___ Information supplied
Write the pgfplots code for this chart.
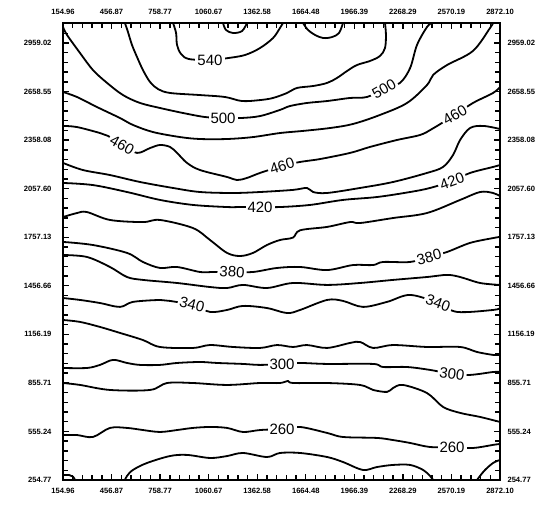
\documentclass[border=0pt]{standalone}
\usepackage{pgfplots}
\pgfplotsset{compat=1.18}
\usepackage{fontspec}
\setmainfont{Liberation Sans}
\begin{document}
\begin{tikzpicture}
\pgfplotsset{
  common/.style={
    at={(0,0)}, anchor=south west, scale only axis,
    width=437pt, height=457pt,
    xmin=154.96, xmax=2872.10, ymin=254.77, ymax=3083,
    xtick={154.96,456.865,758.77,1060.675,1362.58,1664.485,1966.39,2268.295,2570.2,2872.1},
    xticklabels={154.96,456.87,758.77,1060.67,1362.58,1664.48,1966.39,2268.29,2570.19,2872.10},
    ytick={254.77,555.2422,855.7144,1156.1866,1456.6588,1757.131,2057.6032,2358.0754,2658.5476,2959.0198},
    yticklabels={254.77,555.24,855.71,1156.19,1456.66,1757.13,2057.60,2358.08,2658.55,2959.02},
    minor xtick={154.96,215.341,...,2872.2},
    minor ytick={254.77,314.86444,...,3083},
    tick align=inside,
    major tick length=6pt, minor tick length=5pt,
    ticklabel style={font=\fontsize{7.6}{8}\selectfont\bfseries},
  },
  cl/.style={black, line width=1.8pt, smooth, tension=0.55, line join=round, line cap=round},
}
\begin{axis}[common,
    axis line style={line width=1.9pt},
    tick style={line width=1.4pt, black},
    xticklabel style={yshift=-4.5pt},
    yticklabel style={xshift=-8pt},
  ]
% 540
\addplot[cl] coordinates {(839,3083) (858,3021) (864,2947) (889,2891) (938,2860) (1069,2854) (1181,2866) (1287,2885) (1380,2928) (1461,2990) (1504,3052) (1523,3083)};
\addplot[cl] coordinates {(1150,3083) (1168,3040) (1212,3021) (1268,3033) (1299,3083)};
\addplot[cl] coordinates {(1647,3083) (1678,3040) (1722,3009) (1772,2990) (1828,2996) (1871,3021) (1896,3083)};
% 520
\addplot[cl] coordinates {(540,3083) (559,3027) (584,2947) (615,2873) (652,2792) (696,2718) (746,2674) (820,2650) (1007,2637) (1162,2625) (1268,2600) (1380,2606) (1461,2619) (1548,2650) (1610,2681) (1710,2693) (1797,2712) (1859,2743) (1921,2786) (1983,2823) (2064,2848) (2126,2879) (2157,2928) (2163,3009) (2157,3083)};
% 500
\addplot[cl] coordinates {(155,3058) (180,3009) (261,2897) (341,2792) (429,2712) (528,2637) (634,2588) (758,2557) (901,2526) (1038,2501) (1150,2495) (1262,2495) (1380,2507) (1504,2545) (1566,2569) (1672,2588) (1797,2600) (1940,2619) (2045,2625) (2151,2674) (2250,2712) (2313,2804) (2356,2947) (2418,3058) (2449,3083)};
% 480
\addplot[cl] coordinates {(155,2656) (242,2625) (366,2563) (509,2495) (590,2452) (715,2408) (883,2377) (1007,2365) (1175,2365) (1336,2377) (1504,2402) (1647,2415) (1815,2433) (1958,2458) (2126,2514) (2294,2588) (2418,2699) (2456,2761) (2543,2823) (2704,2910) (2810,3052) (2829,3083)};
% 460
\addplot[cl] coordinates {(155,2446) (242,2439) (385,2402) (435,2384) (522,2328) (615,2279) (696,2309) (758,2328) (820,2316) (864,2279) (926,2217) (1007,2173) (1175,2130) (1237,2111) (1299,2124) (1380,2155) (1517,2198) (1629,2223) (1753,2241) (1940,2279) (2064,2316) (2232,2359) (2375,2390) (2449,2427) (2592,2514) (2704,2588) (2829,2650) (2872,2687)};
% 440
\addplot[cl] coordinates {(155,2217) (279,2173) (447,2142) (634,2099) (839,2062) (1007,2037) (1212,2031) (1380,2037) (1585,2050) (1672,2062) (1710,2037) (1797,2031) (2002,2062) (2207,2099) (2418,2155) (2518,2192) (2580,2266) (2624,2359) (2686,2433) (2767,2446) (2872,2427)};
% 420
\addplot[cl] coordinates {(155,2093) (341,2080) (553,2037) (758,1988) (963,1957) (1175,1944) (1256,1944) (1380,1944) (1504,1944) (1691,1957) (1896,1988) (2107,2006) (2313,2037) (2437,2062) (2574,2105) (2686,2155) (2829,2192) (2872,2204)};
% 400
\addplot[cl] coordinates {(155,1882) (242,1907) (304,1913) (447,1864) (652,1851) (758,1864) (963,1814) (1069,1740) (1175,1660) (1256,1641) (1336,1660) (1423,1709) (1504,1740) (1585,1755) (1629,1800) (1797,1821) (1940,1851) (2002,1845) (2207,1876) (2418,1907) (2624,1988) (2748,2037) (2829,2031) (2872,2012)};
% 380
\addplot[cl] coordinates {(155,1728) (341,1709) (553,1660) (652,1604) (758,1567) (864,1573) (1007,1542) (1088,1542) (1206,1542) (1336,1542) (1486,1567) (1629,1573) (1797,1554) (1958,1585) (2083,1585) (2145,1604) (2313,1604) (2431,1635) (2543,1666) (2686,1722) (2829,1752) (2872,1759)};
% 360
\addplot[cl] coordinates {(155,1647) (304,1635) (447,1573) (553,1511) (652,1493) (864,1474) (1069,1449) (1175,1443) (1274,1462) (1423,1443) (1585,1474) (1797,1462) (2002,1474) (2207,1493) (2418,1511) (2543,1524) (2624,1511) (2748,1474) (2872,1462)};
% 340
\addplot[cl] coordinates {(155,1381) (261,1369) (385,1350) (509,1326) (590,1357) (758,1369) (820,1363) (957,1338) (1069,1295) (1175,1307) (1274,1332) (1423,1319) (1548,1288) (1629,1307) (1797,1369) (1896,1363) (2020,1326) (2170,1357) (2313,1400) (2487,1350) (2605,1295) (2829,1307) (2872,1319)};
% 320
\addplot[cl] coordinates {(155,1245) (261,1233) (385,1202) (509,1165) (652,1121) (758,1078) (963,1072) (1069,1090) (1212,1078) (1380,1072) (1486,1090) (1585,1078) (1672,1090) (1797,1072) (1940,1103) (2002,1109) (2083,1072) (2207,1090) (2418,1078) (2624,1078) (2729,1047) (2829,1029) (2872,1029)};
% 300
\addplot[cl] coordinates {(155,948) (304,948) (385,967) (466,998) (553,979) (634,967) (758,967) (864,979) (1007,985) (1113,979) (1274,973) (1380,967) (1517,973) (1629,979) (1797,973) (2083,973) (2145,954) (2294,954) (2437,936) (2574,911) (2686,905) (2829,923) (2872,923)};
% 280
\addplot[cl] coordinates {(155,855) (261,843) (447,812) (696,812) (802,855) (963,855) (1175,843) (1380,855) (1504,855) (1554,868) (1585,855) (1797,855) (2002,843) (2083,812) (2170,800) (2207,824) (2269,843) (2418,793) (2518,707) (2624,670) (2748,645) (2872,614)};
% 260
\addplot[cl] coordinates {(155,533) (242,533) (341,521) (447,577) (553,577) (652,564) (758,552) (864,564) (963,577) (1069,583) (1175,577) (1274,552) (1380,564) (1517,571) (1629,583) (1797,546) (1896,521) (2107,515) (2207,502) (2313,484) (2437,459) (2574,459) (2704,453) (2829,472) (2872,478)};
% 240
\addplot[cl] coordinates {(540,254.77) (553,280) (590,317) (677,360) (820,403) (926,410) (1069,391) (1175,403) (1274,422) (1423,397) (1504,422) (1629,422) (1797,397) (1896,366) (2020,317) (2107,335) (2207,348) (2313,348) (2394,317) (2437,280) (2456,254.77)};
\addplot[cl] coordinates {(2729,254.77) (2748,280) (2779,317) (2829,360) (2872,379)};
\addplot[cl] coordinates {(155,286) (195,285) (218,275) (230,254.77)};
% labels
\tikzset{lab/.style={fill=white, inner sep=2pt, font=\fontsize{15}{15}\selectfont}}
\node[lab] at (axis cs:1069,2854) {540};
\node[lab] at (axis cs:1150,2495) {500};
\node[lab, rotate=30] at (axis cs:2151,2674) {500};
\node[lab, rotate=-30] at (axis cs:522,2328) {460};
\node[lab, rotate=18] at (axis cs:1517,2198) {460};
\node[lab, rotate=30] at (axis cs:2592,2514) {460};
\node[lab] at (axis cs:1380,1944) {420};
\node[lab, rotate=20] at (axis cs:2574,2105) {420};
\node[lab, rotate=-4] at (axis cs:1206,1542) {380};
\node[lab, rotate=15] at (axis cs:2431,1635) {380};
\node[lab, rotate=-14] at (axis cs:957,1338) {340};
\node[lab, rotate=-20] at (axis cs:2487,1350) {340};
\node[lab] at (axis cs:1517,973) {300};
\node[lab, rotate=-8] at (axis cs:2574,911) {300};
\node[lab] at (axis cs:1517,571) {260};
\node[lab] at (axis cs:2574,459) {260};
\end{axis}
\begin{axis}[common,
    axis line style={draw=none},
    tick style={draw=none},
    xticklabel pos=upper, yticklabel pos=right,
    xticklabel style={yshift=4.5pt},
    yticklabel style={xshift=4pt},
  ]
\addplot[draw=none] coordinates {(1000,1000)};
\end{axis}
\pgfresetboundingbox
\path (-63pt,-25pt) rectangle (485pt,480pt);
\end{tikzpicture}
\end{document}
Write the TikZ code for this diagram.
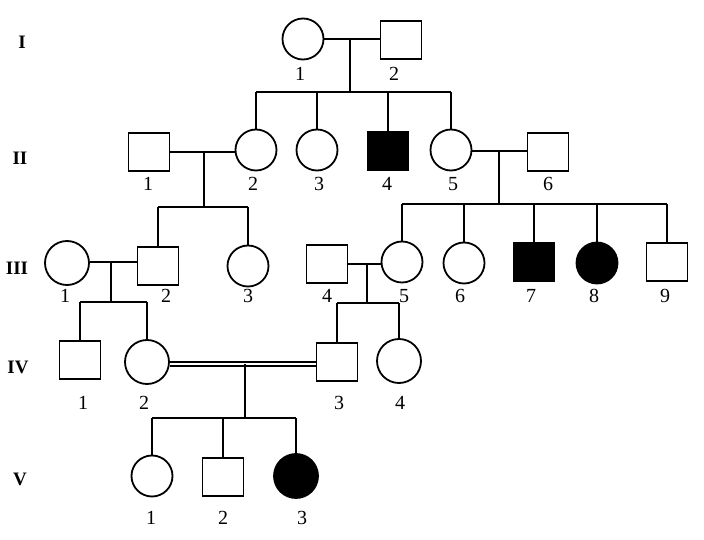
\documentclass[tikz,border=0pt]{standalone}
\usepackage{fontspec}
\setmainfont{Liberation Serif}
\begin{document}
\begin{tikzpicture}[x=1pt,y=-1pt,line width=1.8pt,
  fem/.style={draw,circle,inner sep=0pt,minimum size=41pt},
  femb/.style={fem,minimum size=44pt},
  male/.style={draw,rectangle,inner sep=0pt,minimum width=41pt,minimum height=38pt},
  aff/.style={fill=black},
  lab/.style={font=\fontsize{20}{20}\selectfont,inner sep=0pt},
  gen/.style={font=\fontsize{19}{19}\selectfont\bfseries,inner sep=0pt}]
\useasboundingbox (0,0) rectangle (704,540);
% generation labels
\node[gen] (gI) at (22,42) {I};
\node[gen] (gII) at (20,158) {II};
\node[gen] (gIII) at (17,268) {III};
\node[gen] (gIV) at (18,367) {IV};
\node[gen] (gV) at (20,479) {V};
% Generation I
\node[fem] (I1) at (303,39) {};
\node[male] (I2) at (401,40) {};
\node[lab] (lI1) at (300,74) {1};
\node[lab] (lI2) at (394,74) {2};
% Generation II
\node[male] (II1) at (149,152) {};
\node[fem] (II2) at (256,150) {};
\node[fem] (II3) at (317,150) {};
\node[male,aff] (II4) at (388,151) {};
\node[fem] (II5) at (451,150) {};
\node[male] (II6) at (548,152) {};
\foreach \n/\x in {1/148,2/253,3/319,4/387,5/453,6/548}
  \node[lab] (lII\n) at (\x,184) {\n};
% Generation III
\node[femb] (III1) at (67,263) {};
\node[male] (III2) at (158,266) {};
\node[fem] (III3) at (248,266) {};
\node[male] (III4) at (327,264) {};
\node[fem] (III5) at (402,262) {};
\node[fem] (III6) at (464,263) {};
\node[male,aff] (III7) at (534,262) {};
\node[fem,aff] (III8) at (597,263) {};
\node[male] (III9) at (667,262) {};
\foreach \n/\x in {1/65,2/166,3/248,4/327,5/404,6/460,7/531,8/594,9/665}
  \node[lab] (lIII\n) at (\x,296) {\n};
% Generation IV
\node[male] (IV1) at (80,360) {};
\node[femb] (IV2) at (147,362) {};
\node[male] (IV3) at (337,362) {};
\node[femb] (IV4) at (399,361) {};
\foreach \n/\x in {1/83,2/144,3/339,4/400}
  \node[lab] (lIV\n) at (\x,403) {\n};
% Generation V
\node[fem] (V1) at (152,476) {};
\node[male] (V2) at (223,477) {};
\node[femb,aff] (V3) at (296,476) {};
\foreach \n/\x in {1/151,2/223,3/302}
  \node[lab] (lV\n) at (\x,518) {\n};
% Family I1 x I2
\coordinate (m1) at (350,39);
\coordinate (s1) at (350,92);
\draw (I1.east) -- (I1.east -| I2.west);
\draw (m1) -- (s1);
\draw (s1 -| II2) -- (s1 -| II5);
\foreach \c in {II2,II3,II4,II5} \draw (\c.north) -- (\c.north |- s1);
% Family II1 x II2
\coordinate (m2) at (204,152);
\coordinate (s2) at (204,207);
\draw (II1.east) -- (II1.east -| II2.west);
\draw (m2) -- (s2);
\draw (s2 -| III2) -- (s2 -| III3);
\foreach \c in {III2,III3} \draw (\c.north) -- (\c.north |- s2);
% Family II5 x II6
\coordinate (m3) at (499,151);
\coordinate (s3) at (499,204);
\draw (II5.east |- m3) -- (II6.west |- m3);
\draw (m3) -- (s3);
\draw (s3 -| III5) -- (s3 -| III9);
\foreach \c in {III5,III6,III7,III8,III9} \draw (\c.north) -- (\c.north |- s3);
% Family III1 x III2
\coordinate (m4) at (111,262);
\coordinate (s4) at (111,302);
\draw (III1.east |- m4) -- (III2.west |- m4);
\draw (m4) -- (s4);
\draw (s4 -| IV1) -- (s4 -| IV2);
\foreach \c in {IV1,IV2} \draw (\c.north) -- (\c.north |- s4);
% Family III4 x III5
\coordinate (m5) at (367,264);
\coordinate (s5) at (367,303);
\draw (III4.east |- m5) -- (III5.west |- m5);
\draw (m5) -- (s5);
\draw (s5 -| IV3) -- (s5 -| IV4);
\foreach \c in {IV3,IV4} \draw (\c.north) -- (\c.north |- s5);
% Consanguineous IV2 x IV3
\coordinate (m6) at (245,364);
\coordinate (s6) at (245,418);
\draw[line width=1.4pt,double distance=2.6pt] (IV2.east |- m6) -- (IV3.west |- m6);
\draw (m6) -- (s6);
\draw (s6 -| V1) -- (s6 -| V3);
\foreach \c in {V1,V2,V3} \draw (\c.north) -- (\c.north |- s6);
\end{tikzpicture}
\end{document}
______
Which lines hold the string "Write"? List them all.

Response
Write the pgfplots code for this chart.
Write the TikZ code for this diagram.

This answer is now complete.